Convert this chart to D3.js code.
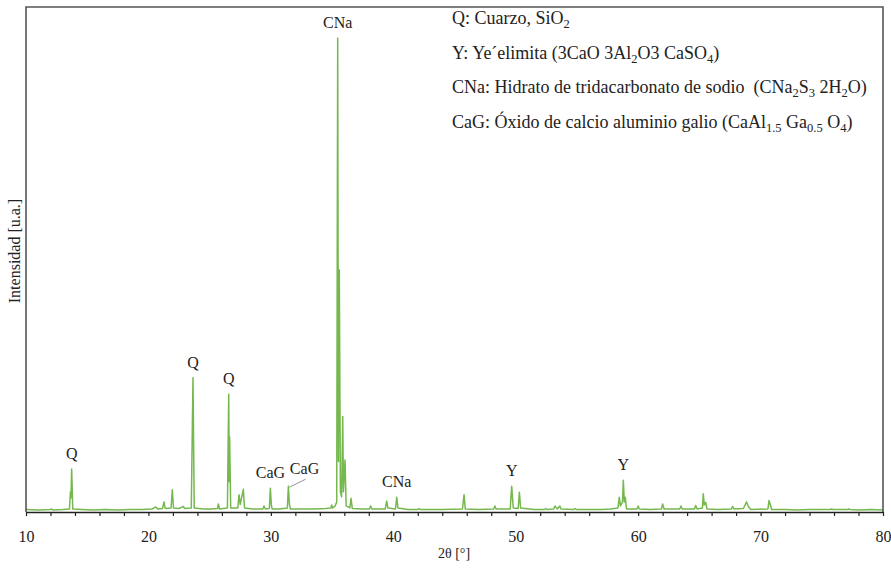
<!DOCTYPE html>
<html>
<head>
<meta charset="utf-8">
<script src="https://cdn.jsdelivr.net/npm/d3@7"></script>
<style>
  html, body { margin: 0; padding: 0; background: #fff; }
  svg { display: block; }
  text { font-family: "Liberation Serif", "Times New Roman", serif; fill: #222; }
</style>
</head>
<body>
<svg id="chart" width="891" height="569"></svg>
<script>
// XRD pattern: [2θ (°), intensity (a.u.)]
const pattern = [
  [10.0, 5], [11.0, 4], [12.0, 5], [12.1, 6], [12.2, 4], [13.0, 5],
  [13.55, 6], [13.63, 40], [13.67, 28], [13.73, 85], [13.82, 6],
  [14.5, 5], [15.5, 4], [16.5, 5], [17.5, 4], [18.5, 5], [19.5, 5],
  [20.3, 6], [20.6, 10], [20.75, 6], [21.15, 7], [21.27, 20], [21.37, 7],
  [21.85, 8], [21.95, 44], [22.05, 8], [22.5, 7], [22.85, 11], [22.95, 7],
  [23.5, 8], [23.64, 266], [23.74, 8], [24.5, 6], [25.2, 6],
  [25.65, 7], [25.71, 16], [25.8, 6],
  [26.45, 8], [26.56, 233], [26.6, 60], [26.63, 149], [26.72, 8],
  [27.3, 8], [27.4, 34], [27.5, 15], [27.75, 45], [27.85, 8],
  [28.5, 6], [29.35, 6], [29.44, 12], [29.55, 6],
  [29.88, 7], [29.96, 47], [30.04, 14], [30.1, 6], [30.7, 6],
  [31.35, 8], [31.43, 51], [31.52, 15], [31.6, 6],
  [32.5, 6], [33.5, 6], [34.5, 7], [34.9, 8], [34.97, 14], [35.05, 8],
  [35.25, 12], [35.38, 20], [35.46, 938], [35.52, 100], [35.59, 479],
  [35.68, 40], [35.78, 30], [35.87, 189], [35.93, 40], [36.06, 103], [36.15, 12],
  [36.45, 8], [36.55, 27], [36.65, 7], [37.5, 6],
  [38.05, 6], [38.15, 12], [38.25, 6], [39.35, 6], [39.46, 22], [39.56, 8],
  [40.18, 6], [40.28, 29], [40.38, 8], [41.2, 5], [42.0, 5], [42.1, 7], [42.2, 5],
  [43.0, 5], [44.0, 5], [45.65, 6], [45.78, 34], [45.88, 6],
  [47.0, 5], [48.2, 6], [48.3, 12], [48.4, 6],
  [49.55, 6], [49.67, 51], [49.75, 24], [49.8, 8], [50.2, 7], [50.3, 39], [50.4, 8],
  [51.5, 5], [52.35, 5], [52.45, 7], [52.55, 5], [53.1, 6], [53.2, 12], [53.4, 6],
  [53.6, 12], [53.7, 6], [54.75, 5], [54.85, 7], [54.95, 5],
  [56.0, 5], [57.0, 5], [57.75, 6], [58.35, 8], [58.46, 29], [58.55, 12],
  [58.72, 20], [58.79, 63], [58.87, 20], [58.95, 29], [59.05, 6],
  [59.9, 6], [60.0, 12], [60.1, 6], [61.0, 5], [61.9, 6], [62.0, 16], [62.12, 6],
  [63.4, 6], [63.5, 12], [63.6, 6], [64.6, 6], [64.7, 13], [64.82, 6],
  [65.25, 8], [65.32, 36], [65.4, 14], [65.52, 19], [65.62, 6],
  [66.5, 5], [67.62, 6], [67.72, 11], [67.82, 6], [68.6, 7], [68.86, 20],
  [69.0, 11], [69.2, 5], [70.6, 6], [70.69, 23], [70.8, 14], [70.9, 5],
  [72.0, 5], [73.0, 4], [74.0, 5], [75.7, 5], [75.8, 6], [75.9, 5],
  [77.1, 5], [77.2, 6], [77.3, 5], [78.0, 4], [79.0, 5], [80.0, 4]
];

// Phase labels placed over the peaks: [text, 2θ, intensity]
const peakLabels = [
  ["Q", 13.73, 85],
  ["Q", 23.64, 266],
  ["Q", 26.56, 233],
  ["CaG", 29.96, 47],
  ["CNa", 35.46, 938],
  ["CNa", 40.28, 29],
  ["Y", 49.67, 51],
  ["Y", 58.79, 63]
];

// Label with a leader line: [text, 2θ of label, intensity of label, 2θ of peak, intensity of peak]
const leaderLabels = [
  ["CaG", 32.75, 51, 31.43, 51]
];

// Phase key, each line split into [text, subscript?] runs
const phaseKey = [
  [["Q: Cuarzo, SiO", false], ["2", true]],
  [["Y: Ye\u00B4elimita (3CaO 3Al", false], ["2", true], ["O3 CaSO", false], ["4", true], [")", false]],
  [["CNa: Hidrato de tridacarbonato de sodio\u00A0\u00A0(CNa", false], ["2", true], ["S", false], ["3", true],
   [" 2H", false], ["2", true], ["O)", false]],
  [["CaG: \u00D3xido de calcio aluminio galio (CaAl", false], ["1.5", true], [" Ga", false], ["0.5", true],
   [" O", false], ["4", true], [")", false]]
];

const xTicks = d3.range(10, 81, 2);
const xTickLabels = [10, 20, 30, 40, 50, 60, 70, 80];
const xTitle = "2\u03B8 [\u00B0]";
const yTitle = "Intensidad [u.a.]";

const svg = d3.select("#chart");
const plotLeft = 26, plotRight = 883, plotTop = 7, plotBottom = 512;

const x = d3.scaleLinear().domain([10, 80]).range([plotLeft, plotRight]);
const y = d3.scaleLinear().domain([0, 1000]).range([plotBottom, plotTop]);

// pattern trace
const line = d3.line().x(d => x(d[0])).y(d => y(d[1]));
svg.append("path")
  .datum(pattern)
  .attr("d", line)
  .attr("fill", "none")
  .attr("stroke", "#74b84e")
  .attr("stroke-width", 1.5)
  .attr("stroke-linejoin", "round");

// frame (left, top, right)
svg.append("path")
  .attr("d", `M${plotLeft},${plotBottom}V${plotTop}H${plotRight}V${plotBottom}`)
  .attr("fill", "none")
  .attr("stroke", "#555")
  .attr("stroke-width", 1.6);

// bottom axis
const xAxis = d3.axisBottom(x)
  .tickValues(xTicks)
  .tickSize(4)
  .tickSizeOuter(0)
  .tickFormat(d => xTickLabels.includes(d) ? d : "");
const gx = svg.append("g")
  .attr("transform", `translate(0,${plotBottom})`)
  .call(xAxis);
gx.select(".domain").attr("stroke", "#222").attr("stroke-width", 1.6);
gx.selectAll(".tick line").attr("stroke", "#222").attr("stroke-width", 1.2);
gx.selectAll(".tick text")
  .attr("y", 19)
  .style("font-family", "'Liberation Serif', 'Times New Roman', serif")
  .style("font-size", "16px")
  .attr("fill", "#222");

// axis titles
svg.append("text")
  .attr("x", 454)
  .attr("y", 558)
  .attr("text-anchor", "middle")
  .style("font-size", "14px")
  .text(xTitle);

svg.append("text")
  .attr("transform", "translate(20,251) rotate(-90)")
  .attr("text-anchor", "middle")
  .style("font-size", "16px")
  .text(yTitle);

// peak labels
svg.selectAll("text.peak")
  .data(peakLabels)
  .join("text")
  .attr("class", "peak")
  .attr("x", d => x(d[1]))
  .attr("y", d => y(d[2]) - 10)
  .attr("text-anchor", "middle")
  .style("font-size", "16px")
  .text(d => d[0]);

leaderLabels.forEach(d => {
  svg.append("text")
    .attr("x", x(d[1]))
    .attr("y", y(d[2]) - 12)
    .attr("text-anchor", "middle")
    .style("font-size", "16px")
    .text(d[0]);
  svg.append("line")
    .attr("x1", x(d[1]) + 1).attr("y1", y(d[2]) - 7)
    .attr("x2", x(d[3]) + 1).attr("y2", y(d[4]) + 1)
    .attr("stroke", "#888")
    .attr("stroke-width", 0.9);
});

// phase key
const key = svg.append("g").attr("transform", "translate(452,0)");
phaseKey.forEach((runs, i) => {
  const t = key.append("text")
    .attr("x", 0)
    .attr("y", 24 + i * 34.5)
    .style("font-size", "18px");
  let sub = false;
  runs.forEach(([txt, isSub]) => {
    const ts = t.append("tspan").text(txt);
    if (isSub) {
      ts.style("font-size", "12.5px").attr("dy", sub ? 0 : 4);
    } else if (sub) {
      ts.attr("dy", -4);
    }
    sub = isSub;
  });
});
</script>
</body>
</html>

## Exercise
Copy all lines from the material that contain "chart".

## The completed task
Convert this chart to D3.js code.
<svg id="chart" width="891" height="569"></svg>
const svg = d3.select("#chart");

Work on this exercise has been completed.